Vivian Breier is a Partner at Abrams Fensterman, LLP, where she practices in the firm’s Lake Success office. She serves as Co-Chair of the Corporate and Securities Law Practice Group and is also a member of the Health Law Practice Group. With over 30 years of legal experience, Ms. Breier concentrates her practice on corporate transactional matters, including the negotiation and drafting of asset and stock purchase agreements, domestic and international mergers and acquisitions, private placements, and a wide range of commercial agreements, such as employment, licensing, distribution, manufacturing, and master services agreements. Ms. Breier has advised clients across diverse sectors, including technology, telecommunications, manufacturing, electronics, food and beverage, and global supply chain and logistics.
Ms. Breier also has significant experience in employment law, advising corporate clients and individuals on complex workplace matters, including reductions in force, ADA, FMLA (state and federal) compliance, wage and hour classifications, and employment discrimination and harassment claims.
Prior to joining Abrams Fensterman, Ms. Breier practiced at a boutique law firm serving as general counsel to a publicly traded company, a large privately held business, and a not-for-profit entity, in addition to a diverse range of corporate clients. She also previously worked at a prominent Long Island-based law firm.

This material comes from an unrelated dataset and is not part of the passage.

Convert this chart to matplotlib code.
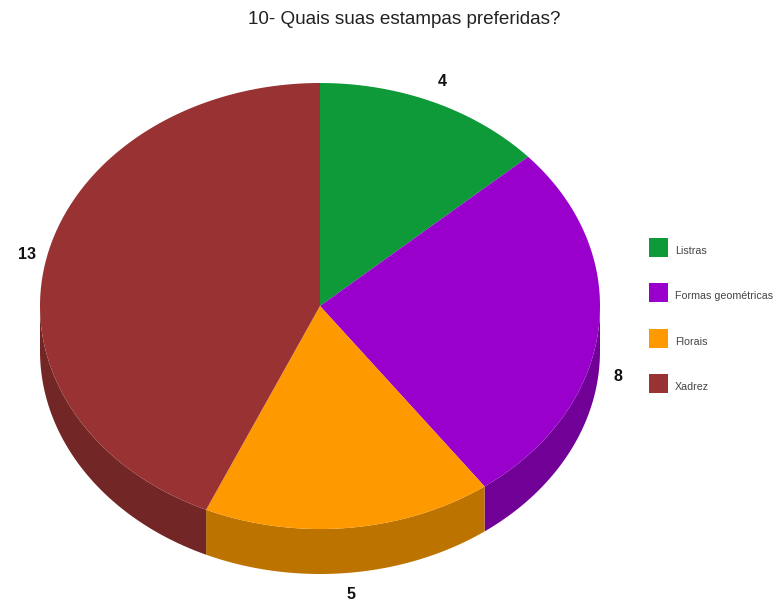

Ms. Breier spent over a decade in-house, serving first as Director of Legal Affairs at Toymax International Corp., and subsequently as General Counsel for a global technology company, Aperio CI, Inc. She began her legal career during a national recession, leveraging her undergraduate background in Finance and Management Information Systems to secure a position at a boutique Manhattan firm focused on IPOs and securities litigation Early in her career, she worked on complex, multi-jurisdictional federal litigations representing major pension funds in actions against Drexel Burnham Lambert and Lincoln Savings and Loan, asserting claims of insider trading, securities fraud, racketeering, and conspiracy. These private civil matters were litigated in parallel with high-profile government prosecutions of the principals involved. These formative experiences laid the foundation for her long-standing focus on corporate transactions, mergers and acquisitions, and securities regulatory matters across a variety of industries. That early experience shaped her future work on complex corporate transactions, M&A deals, and securities law matters.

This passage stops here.